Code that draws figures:
__________________________________________________
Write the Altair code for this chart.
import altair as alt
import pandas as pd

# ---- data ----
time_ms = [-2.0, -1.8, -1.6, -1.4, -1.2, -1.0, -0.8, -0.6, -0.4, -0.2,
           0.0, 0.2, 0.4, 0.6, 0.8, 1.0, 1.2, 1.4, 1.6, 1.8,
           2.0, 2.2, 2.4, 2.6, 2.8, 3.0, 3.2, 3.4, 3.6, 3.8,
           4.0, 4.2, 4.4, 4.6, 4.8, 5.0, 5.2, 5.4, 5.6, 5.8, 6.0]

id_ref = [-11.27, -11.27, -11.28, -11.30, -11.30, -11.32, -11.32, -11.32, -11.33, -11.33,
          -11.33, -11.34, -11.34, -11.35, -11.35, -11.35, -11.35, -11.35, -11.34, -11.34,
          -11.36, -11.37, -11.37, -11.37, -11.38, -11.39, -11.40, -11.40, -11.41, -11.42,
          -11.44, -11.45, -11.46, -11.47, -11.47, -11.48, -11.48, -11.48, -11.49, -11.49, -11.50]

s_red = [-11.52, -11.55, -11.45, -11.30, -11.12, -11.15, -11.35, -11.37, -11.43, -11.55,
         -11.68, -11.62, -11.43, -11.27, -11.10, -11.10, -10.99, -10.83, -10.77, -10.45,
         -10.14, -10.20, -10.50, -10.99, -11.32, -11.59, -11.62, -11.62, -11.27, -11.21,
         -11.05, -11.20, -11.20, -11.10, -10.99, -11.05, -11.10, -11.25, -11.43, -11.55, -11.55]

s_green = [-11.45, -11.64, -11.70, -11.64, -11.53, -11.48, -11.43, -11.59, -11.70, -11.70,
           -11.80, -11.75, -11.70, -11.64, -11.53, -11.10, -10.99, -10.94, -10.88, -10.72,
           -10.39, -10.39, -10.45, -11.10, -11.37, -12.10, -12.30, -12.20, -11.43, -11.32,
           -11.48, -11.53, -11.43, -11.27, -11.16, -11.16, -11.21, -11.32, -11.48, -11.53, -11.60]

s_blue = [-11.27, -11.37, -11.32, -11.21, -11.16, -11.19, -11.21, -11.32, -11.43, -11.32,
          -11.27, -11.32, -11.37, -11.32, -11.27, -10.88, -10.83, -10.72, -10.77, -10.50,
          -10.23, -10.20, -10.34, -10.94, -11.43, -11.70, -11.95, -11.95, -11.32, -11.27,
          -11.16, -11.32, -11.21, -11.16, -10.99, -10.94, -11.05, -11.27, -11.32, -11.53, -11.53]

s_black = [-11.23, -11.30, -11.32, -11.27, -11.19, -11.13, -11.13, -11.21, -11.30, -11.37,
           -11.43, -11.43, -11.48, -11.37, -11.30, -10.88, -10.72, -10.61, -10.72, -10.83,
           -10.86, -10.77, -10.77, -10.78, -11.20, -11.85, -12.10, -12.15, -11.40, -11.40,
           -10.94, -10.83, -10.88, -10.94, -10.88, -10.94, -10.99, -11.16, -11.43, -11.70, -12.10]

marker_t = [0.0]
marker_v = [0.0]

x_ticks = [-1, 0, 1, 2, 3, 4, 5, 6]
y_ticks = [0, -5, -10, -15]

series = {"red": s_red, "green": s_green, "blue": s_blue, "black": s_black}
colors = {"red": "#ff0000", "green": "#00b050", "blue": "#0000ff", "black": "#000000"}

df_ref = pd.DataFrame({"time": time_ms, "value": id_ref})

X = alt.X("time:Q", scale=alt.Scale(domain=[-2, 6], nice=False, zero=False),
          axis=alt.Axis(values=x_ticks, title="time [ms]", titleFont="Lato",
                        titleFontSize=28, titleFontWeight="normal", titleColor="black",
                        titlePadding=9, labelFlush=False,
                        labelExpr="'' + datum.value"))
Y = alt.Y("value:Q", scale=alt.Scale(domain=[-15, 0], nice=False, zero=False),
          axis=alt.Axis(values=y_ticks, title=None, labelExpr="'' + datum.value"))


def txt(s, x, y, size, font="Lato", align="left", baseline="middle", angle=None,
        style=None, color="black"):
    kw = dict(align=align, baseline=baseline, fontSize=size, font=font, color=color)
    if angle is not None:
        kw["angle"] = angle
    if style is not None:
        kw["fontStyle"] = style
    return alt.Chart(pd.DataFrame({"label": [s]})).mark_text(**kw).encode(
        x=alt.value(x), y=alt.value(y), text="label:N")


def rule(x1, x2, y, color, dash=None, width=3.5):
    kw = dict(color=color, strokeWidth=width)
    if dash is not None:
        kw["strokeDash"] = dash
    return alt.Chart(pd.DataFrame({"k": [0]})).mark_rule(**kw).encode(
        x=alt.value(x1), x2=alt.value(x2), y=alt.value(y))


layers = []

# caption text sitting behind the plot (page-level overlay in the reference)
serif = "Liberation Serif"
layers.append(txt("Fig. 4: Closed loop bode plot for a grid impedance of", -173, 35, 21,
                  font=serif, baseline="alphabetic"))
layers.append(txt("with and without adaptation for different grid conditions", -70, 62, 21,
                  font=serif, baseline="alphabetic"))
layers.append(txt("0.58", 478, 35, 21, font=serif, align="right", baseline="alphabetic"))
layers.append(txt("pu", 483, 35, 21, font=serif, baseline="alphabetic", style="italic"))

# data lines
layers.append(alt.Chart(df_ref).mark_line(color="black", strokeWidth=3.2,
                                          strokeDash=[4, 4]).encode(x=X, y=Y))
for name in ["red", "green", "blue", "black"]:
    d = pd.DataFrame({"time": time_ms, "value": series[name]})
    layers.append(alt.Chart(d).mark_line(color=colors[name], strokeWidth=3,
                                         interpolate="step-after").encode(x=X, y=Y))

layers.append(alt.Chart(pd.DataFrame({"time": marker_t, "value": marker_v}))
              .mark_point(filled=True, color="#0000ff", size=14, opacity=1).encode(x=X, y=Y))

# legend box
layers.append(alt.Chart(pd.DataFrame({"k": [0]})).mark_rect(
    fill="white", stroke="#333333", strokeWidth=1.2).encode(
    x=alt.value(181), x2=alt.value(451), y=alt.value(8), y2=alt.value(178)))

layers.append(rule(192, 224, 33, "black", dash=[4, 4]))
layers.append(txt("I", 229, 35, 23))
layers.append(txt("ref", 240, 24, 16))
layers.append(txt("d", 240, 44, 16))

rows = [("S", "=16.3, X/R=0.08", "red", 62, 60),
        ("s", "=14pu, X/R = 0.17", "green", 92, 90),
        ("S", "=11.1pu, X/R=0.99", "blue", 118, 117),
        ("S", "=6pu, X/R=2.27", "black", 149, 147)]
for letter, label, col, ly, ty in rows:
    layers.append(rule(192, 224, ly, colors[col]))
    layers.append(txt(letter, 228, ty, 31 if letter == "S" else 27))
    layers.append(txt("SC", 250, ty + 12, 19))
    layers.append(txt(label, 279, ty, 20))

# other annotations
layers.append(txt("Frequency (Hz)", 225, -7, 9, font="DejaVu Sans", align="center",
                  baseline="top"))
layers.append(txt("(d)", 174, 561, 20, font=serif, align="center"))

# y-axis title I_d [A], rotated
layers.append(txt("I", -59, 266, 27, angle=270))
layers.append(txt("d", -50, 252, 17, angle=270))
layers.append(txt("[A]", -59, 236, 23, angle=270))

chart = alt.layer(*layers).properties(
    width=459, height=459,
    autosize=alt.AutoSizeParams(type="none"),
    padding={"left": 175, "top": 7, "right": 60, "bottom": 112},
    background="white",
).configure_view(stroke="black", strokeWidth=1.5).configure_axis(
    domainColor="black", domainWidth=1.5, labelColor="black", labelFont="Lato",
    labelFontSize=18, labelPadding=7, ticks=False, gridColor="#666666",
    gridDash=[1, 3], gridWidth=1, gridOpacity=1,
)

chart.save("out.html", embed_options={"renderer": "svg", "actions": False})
__________________________________________________
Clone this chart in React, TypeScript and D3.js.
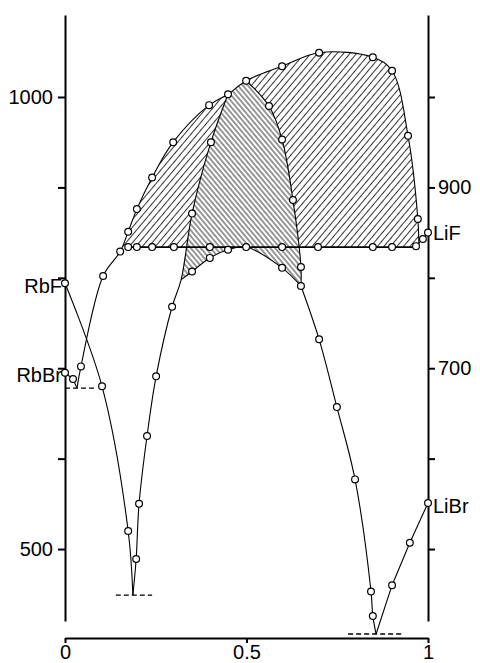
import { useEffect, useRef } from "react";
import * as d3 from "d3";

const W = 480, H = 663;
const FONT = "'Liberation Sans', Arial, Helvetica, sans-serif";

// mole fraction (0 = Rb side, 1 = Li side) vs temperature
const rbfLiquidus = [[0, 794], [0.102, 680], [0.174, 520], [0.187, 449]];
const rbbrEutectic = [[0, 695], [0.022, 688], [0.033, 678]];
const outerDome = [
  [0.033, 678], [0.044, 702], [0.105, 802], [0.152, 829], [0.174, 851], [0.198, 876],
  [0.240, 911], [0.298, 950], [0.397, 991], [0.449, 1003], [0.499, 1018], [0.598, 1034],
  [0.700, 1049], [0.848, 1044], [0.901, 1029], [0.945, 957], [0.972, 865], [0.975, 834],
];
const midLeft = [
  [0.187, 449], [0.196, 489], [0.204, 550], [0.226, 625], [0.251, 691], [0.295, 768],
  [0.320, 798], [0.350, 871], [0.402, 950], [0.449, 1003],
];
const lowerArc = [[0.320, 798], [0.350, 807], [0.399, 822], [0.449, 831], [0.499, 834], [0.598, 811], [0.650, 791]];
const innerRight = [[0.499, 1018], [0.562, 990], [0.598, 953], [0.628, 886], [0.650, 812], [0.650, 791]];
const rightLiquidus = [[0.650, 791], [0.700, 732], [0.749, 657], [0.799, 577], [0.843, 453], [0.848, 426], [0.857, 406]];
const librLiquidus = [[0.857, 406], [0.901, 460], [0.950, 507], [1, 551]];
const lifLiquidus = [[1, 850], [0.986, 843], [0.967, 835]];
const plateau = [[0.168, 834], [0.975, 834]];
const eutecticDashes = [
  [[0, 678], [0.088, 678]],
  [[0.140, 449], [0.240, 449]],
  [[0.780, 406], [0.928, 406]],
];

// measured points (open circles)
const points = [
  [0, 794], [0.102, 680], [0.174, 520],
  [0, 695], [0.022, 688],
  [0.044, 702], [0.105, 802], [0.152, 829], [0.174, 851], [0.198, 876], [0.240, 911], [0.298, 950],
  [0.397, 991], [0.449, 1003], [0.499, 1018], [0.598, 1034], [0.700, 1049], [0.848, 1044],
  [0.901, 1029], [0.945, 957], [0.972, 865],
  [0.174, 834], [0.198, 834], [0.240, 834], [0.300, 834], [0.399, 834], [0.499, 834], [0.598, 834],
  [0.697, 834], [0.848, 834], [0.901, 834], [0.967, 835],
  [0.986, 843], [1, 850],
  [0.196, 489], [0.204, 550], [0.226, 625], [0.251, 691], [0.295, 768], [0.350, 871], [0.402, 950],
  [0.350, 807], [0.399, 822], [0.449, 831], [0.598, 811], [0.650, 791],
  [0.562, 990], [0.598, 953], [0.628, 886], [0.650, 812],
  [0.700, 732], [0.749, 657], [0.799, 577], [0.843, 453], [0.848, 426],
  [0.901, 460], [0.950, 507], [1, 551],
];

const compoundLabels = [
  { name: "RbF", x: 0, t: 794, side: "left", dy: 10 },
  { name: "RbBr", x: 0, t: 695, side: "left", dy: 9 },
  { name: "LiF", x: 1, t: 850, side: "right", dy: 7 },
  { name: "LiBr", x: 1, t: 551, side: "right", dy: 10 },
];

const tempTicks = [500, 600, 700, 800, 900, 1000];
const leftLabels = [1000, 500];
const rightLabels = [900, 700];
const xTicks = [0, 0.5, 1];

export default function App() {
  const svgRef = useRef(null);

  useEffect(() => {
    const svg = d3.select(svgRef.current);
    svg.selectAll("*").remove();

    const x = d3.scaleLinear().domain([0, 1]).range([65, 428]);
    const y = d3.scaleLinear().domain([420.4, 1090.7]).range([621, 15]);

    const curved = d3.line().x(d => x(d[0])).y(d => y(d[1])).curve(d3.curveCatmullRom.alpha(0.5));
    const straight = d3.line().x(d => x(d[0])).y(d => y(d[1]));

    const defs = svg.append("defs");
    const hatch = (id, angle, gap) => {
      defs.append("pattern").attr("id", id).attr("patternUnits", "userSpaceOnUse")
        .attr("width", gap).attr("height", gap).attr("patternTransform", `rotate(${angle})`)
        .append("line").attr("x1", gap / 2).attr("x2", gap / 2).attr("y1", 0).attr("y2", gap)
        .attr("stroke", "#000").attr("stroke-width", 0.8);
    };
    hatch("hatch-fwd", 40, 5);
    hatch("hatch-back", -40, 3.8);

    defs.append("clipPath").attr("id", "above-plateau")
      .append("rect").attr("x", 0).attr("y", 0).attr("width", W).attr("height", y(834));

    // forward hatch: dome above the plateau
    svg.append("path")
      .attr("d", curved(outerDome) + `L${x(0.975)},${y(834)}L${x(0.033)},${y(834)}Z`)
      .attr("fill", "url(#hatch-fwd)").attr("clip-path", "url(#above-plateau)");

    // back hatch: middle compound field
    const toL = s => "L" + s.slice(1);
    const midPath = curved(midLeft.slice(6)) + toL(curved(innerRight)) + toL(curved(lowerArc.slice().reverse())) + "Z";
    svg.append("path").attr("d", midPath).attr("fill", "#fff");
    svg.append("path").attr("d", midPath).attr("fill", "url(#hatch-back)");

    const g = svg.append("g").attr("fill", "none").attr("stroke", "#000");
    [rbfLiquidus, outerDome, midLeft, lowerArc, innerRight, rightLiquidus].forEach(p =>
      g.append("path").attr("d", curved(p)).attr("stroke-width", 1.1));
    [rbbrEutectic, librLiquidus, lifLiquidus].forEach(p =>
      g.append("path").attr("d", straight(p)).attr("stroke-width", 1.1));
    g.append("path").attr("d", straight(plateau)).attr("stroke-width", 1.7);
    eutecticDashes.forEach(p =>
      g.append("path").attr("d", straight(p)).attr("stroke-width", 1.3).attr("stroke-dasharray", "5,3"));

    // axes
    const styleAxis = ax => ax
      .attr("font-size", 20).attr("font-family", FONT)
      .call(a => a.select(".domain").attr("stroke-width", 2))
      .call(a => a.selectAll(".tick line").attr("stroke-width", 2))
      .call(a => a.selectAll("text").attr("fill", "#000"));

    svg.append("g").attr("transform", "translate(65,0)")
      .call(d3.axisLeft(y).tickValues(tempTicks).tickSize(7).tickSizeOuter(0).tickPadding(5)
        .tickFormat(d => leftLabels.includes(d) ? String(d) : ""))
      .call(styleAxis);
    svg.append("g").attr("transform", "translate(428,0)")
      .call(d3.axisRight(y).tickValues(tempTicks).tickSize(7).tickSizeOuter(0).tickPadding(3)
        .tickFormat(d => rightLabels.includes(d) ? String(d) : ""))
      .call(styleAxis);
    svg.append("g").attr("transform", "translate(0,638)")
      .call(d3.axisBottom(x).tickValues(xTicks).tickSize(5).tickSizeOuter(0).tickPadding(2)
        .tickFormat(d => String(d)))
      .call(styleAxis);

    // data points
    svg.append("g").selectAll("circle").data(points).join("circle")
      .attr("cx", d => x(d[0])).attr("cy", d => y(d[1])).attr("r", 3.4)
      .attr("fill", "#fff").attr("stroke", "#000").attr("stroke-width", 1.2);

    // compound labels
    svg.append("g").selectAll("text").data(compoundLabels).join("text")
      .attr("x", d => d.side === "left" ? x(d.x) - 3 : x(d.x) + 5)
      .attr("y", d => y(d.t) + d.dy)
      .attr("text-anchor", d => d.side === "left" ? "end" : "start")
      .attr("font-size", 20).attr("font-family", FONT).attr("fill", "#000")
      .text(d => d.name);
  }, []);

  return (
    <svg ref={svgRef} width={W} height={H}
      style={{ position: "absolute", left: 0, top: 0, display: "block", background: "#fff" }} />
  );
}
__________________________________________________
= STATED PROBLEM =
Using the entries above, give again exactly the lines from the line holding "Write the Altair code for this chart." through the line holding "import pandas as pd". Include both end lines and nothing else.

= RESULT =
Write the Altair code for this chart.
import altair as alt
import pandas as pd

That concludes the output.